DIRECTIONS FOR THIS TASK - In the listing below, find the line with "from matplotlib.ticker import", then repeat exactly every line from the top through that one.

INFORMATION GIVEN -
===============
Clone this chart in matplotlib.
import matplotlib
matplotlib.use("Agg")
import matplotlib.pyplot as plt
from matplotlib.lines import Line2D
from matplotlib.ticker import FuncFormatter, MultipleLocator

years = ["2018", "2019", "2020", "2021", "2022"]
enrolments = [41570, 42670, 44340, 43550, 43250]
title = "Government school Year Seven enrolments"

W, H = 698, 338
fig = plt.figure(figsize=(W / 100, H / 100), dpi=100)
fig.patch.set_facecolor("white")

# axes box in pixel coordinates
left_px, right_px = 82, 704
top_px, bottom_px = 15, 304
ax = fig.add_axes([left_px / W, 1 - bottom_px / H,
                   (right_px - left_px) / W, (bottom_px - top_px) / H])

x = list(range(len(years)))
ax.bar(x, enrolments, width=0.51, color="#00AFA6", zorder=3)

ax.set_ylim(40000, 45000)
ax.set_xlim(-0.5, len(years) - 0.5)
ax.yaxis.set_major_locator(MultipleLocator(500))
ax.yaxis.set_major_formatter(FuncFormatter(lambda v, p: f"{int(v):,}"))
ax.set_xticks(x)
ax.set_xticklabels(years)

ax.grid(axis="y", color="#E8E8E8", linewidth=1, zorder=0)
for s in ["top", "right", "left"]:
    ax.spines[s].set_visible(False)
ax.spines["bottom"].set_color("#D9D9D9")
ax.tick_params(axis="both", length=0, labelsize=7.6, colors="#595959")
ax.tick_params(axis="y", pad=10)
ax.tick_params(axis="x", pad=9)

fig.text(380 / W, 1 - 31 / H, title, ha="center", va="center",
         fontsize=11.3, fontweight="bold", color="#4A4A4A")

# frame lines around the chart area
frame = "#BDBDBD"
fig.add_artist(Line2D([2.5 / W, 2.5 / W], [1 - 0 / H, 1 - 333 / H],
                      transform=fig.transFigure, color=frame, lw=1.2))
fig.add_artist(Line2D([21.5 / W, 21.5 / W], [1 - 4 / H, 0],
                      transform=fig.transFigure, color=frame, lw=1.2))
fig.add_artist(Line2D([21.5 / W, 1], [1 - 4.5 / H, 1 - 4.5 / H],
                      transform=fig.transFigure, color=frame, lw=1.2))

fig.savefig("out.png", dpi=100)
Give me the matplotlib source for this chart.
===============
EXERCISE RESULT -
Clone this chart in matplotlib.
import matplotlib
matplotlib.use("Agg")
import matplotlib.pyplot as plt
from matplotlib.lines import Line2D
from matplotlib.ticker import FuncFormatter, MultipleLocator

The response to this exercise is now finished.